Sunday, 6 September 2015

Burning Fat whilst Riding a Road Bike

With the prospect of climbing Mount Teide later this year, it's time to get in shape and lose some weight.  The cheapest way of getting faster on your bike isn't to invest in a new bike, it's to invest in losing weight by changing your diet and your exercise regime to trigger the body into knocking those pounds off.

Dual Fuel

If you've not got to grips with heart rate zone training, in the simplest of terms, your body either uses fat or carbohydrate to fuel (or a combination of both) depending on your effort and ride intensity.  The lower the effort, the more likely fat, the higher the effort - carbohydrate.  

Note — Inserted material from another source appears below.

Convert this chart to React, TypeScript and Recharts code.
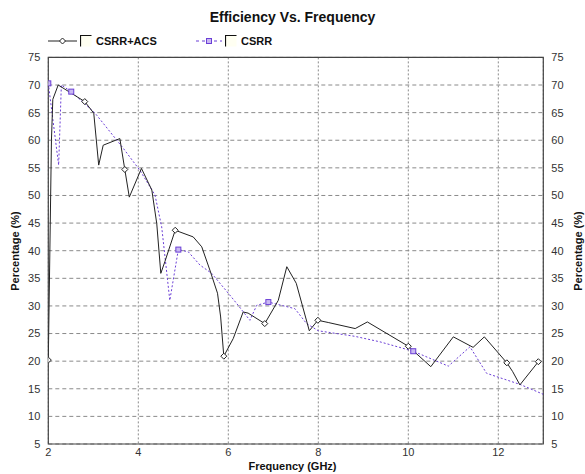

This is why gels and energy bars exist, to quicky replace carbohydrate when you are putting in big efforts in higher heart rate zones.  To lose weight effectively, riding slower, in a lower heart rate zone encourages the body to use fat as it's fuel source and speed up your ability to lose weight. You're effectively not looking for intensity, as this would need carbohdrate.

The cost of this is that you have to ride much slower than your capability.  It's all about longer rides, with higher cadence, in your fat burning zone.  

It takes some doing to get the sweetspot right.  You always seem to be changing gears and - if riding an undulating route - going fast, then slow. You go up inclines really slowly and descents really quickly (as you need to pedal down to maintain heart rate).It can take a few hundred miles for it to commit to muscle memory and for you to get in the flow.

It feels very unfamiliar, you are spinning away, yet going slower than your capability.  It messes around with your head, people of all capability whistle by you.  You know you can ride much faster but you have to slow yourself right down.  This is the sort of stuff that goes through your head...........

Irrational Brain
  • You're going too slow.
  • Everyone is riding past you.
  • You need to jump on their wheel.
  • You need to speed up.
  • You're Strava numbers will make you look super slow.
  • I bet that rider is saying to themselves 'All the gear, no idea".
Rational Brain
  • I'm not racing them.
  • I'm riding to lose weight.
  • Going slow(er) will make me fast(er). 
  • Think of the longer term outcomes.
The results of riding in this way can be considerable, particularly if you can devote six or seven hours at a weekend and some time in the week on a turbo trainer or static bike. 

After four weeks of creating around a 7K calorie defecit each week, primarily through exercise and re-configuring what I eat but staying within distance of my base metabolic rate (what your body needs as energy to function), I'm knocking around a kg a week off, nice and steady does it.

As usual, if you are dieting, crash diets is not where it's at.  It's about eating sensibly, training sensibly and creating the conditions for your body to shed those pounds.


  1. HI Phil,
    Really enjoy your blog! Was just wondering about "optimal heart rate" as I too want to burn the "right" fat. However, i came across an interesting article which made sense... would be good to hear your thoughts on this. Here's the link

    Obviously the site is advocating the high intensity training (and trying to sell something) But the logic (and maths) seems to be right.

    best regards

  2. Thanks for the article link Deon.

    My training is a mixture of low heart rate long rides at weekends and HIIT intervals during the week when I am more time poor. Combined with an improved diet, this is producing a result of around a kg per week consistent weight loss.

    As always, advise a coach or trainer to get a specific plan together for you. Most will recommend a combination of both, rather than just one in my experience. Key thing is that HIIT intervals are a key component of your training regime.